Homelessness--Some Thoughts

I've never actually been homeless. The people I have known who were homeless happened to be so by choice; generally they were travelers who had no home but did have money, a way to earn more money, and a purpose (usually getting to the next country or the next experience). However the topic has fascinated me ever since I followed the blog of a guy who was homeless at NYU quite a few years ago. Recently I read the book "Breakfast at Sally's" and also had the opportunity to interview some illegal immigrants who came here with nothing and were basically homeless.
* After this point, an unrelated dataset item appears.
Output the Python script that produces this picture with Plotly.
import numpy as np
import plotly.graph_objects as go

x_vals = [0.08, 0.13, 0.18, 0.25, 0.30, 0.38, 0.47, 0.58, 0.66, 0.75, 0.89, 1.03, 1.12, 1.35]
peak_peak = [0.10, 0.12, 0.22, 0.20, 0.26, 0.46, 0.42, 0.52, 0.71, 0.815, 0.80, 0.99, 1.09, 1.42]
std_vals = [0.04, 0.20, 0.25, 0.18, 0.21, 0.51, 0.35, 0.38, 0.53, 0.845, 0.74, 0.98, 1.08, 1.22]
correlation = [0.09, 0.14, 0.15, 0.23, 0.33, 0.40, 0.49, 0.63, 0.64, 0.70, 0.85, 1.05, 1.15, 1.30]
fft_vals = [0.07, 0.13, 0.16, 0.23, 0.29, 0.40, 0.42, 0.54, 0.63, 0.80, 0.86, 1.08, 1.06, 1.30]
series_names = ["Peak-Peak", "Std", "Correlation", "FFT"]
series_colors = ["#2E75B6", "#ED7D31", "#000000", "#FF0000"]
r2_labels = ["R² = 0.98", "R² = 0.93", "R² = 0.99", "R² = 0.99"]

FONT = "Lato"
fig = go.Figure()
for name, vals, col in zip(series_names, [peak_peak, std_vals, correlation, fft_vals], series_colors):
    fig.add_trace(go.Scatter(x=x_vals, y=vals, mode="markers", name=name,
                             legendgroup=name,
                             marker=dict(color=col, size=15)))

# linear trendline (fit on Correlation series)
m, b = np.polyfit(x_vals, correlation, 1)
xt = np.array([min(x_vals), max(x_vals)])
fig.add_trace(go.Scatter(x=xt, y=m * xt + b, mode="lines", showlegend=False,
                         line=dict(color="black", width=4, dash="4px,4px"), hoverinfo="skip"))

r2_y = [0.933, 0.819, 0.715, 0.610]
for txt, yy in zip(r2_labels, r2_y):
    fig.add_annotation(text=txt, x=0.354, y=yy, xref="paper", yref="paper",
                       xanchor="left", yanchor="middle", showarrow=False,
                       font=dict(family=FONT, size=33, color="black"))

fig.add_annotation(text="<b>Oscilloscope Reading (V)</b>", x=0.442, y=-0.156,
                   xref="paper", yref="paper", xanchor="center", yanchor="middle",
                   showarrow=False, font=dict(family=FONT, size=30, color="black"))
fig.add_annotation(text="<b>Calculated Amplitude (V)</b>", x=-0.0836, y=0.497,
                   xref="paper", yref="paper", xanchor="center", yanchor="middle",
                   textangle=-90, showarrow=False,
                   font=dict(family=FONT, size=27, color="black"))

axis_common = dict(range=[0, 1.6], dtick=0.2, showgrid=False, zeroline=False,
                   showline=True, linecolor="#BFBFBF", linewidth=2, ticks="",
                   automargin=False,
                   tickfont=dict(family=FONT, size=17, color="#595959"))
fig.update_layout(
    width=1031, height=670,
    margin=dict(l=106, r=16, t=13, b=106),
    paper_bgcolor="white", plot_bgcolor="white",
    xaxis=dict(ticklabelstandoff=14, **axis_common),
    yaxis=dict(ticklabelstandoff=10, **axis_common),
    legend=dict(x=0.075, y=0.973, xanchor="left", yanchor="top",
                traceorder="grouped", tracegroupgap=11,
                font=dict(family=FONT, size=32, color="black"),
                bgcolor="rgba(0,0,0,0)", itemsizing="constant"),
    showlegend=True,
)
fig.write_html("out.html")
I did a bit of further research and the following are some thoughts I have on the topic:
  • Anyone can become homeless...a divorce, long term injury or illness, fleeing from violence, losing a job...all of these can move a person from a 3000 square foot home in the 'burbs to a downtown alley.
  • Alcohol, drug, domestic violence, and mental health issues seem to exacerbate such situations.
  • Stuff to have if you're homeless: a PO Box, ID (passport, ID card, driver's license), a prepaid cell phone would be nice, a bank account, social skills, a monthly bus pass, a monthly membership to the Y or a gym (for showers), a library card (for free computer use), contacts in the community for couch surfing opportunities also would be nice.
  • Stuff to be if you're homeless: presentable (if you look homeless you seem to be hassled and targeted much more often), creative and clever and able to identify and take advantage of any opportunity that arises.
  • Challenges: finding a dry place to sleep every night, the possibility of violence, social stigma, being shunned by society/friends/former coworkers/family, not being able to trust anyone in your new circle of associates.
  • Resources: free meals in the community for the homeless, social service benefits (food stamps, maybe housing, etc), discounts (low income bus passes, low income cell phone service).
  • Cars: some homeless have cars or motor homes which adds a bit to the person's safety, dry sleep environment, and ability to get around however paying for gas, maintenance, repairs, and insurance can be a challenge.
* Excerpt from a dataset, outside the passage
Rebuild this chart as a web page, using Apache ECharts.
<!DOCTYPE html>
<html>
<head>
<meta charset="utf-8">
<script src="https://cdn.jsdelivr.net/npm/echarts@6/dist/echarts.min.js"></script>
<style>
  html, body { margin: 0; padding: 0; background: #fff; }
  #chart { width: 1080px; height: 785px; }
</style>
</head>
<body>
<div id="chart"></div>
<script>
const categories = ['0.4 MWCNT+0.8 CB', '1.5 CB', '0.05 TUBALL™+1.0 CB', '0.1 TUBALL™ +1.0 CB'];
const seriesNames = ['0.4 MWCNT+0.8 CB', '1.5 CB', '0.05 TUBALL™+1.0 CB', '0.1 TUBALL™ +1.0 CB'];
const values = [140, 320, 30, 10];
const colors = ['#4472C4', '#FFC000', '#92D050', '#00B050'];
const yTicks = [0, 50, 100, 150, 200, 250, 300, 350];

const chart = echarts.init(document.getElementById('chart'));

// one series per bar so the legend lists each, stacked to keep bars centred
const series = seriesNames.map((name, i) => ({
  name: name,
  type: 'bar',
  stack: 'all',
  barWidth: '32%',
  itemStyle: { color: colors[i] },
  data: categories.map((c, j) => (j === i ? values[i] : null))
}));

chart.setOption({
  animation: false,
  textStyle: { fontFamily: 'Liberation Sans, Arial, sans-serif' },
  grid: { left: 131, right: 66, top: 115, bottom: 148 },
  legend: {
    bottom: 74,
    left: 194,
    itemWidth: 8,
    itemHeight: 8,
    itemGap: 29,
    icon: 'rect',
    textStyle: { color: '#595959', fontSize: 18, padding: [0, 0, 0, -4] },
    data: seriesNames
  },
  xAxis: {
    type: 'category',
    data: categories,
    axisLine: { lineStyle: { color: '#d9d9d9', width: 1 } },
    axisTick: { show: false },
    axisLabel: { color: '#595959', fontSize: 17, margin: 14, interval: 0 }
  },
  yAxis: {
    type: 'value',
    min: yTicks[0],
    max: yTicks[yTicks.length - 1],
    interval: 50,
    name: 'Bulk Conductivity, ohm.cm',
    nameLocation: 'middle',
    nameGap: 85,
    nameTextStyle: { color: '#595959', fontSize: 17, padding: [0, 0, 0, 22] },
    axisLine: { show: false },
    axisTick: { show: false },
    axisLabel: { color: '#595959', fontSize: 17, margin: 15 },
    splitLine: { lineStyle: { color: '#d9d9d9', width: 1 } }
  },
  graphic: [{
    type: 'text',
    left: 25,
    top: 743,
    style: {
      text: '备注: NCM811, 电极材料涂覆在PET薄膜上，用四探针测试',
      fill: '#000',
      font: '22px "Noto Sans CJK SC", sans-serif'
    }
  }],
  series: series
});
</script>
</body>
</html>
I guess the best way to avoid becoming homeless would be to stay sober and sane, have a wide variety of contacts who would help you out if needed, keep money in an emergency fund (especially if you are in a domestic violence situation or if your job is in a tenuous situation), and be proactive in whatever situation you find yourself in (ie: some people see their job being more finite than expected yet they still keep shopping and spending like they will have the job forever or they know they are losing their house but make no concerted effort to find another place to live or a bundle of new jobs to pay for it).


  1. I've been homeless twice. Right out of high school in 1979 and also during the recession (which was a depression in some areas) in about 1991 and 1992. Got laid off after quite a time of reduced hours (3 or 4-day weeks).

    With no real family, I was pretty much on my own at that time, squatting in a tent on National Forest land. It's a good thing I know how to live off the land.

    To me the worst part was seeing some people I knew who were on welfare and living in subsidized housing - while the system failed me, my tax money was at work providing housing, television, appliances, clothing, medical care, and plenty of food to families that chose not to work and made careers out of the welfare system.

    But good came of it. I decided to try and start my own business. I would make my own work. Best thing I ever did.

  2. I'm glad to hear you had a positive outcome and hope your blog is doing well--it's full of great information! I think many people have trouble helping the homeless and people who beg on the streets because you often see them smoking and drinking (if they can afford smokes and alcohol why can't they afford some type of shelter?), while others live in subsidized housing yet have huge flat panel TVs and $200 sneakers...incredible.